The forests of the Kuskokvim and the Nooshagak mountains and uplands are frequently swept by terrible conflagrations, which utterly destroy whole areas of timber as far as the eye can reach. This ruin of fire, of course, absolutely extinguishes all trapping for any fur-bearing animal hitherto found in those brulé tracts, and entails much privation upon the natives who have been accustomed to gain their best livelihood largely by hunting in those sections. A burnt district presents a desolate front for years after; the fire does not, in its swift passage, do more, at first, than burn the foliage and smaller limbs of trees in a dense spruce forest; but it roasts the bark and kills a trunk, so that all sap-circulation is forever at an end in it. As the years roll by, these trunks gradually bleach out to almost a grayish white, the charred, blackened bark is all weathered off, and gradually such trees fall, as they decay at the stump, in every conceivable direction upon the ground, across one another, like so many jack-straws, making a perfectly impassable barricade to human travel without tedious labor. A brisk growth of small poplars, birch, and willow springs up in place of the original spruce forest, but none of these trees and shrubs ever grow to any great size. At rare intervals a young evergreen is seen to rise in sharp relief, towering over all deciduous shrubbery, and in the lapse of long years it will succeed in supplanting every growing thing around with its own kind again.

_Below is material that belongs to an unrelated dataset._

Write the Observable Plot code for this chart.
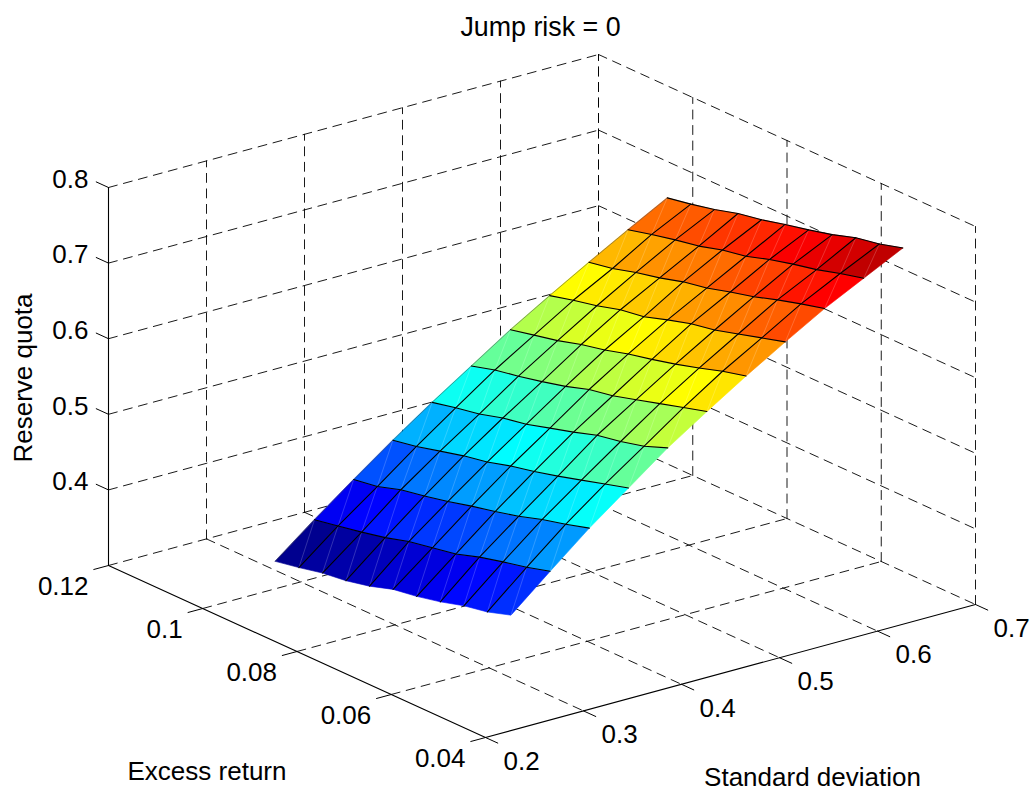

“Brulé” Desolation; Alaskan Interior.
[A view on the Stickeen Divide: bears, in search of larvæ, ripping open decayed logs.]
The traders at Kolmakovsky make up their furs into snug bales and descend the river in wooden and skin boats, every June, to a point below, about one hundred and fifty miles, where they meet their respective schooners, or go still lower to an anchorage of larger vessels, and renew their annual supplies. These river-boats are then poled and rope-walked up the river back to the post. The principal trade here is beaver, red foxes, mink, marten, land-otter, and brown and black bears.
The traders say it is exceedingly seldom that a white man ever comes in contact with the natives of the Lower Kuskokvim, and that there is nothing to call them there; also, that the labors of the Russian missionaries of the Yukon never extended to this region, though their registers and reports show quite a number of Christians on the Kuskokvim River. The only trace of Christianity among this tribe, outside of the immediate vicinity of a trading-station with its chapel, consists of a few scattered crosses in burial-places adjoining the settlement. At the village of Kaltkhagamute, within three days’ travel of the Russian mission on the Yukon, a graveyard there contains a remarkable collection of grotesquely carved monuments and memorial posts, indicating very clearly the predominance of old pagan traditions over such faint ideas of Christianity as may have been introduced for these people. Among monuments in this place the most remarkable is that of a female figure with four arms and hands, resembling closely a Hindoo goddess, even to its almond eyes and a general cast of features. Natural hair is attached to its head, falling over the shoulders. The legs of this figure are crossed in true oriental style, and two of the hands, the lower pair, hold rusty tin plates, upon which offerings of tobacco and scraps of cotton prints have been deposited. The whole is protected by a small roof set upon posts.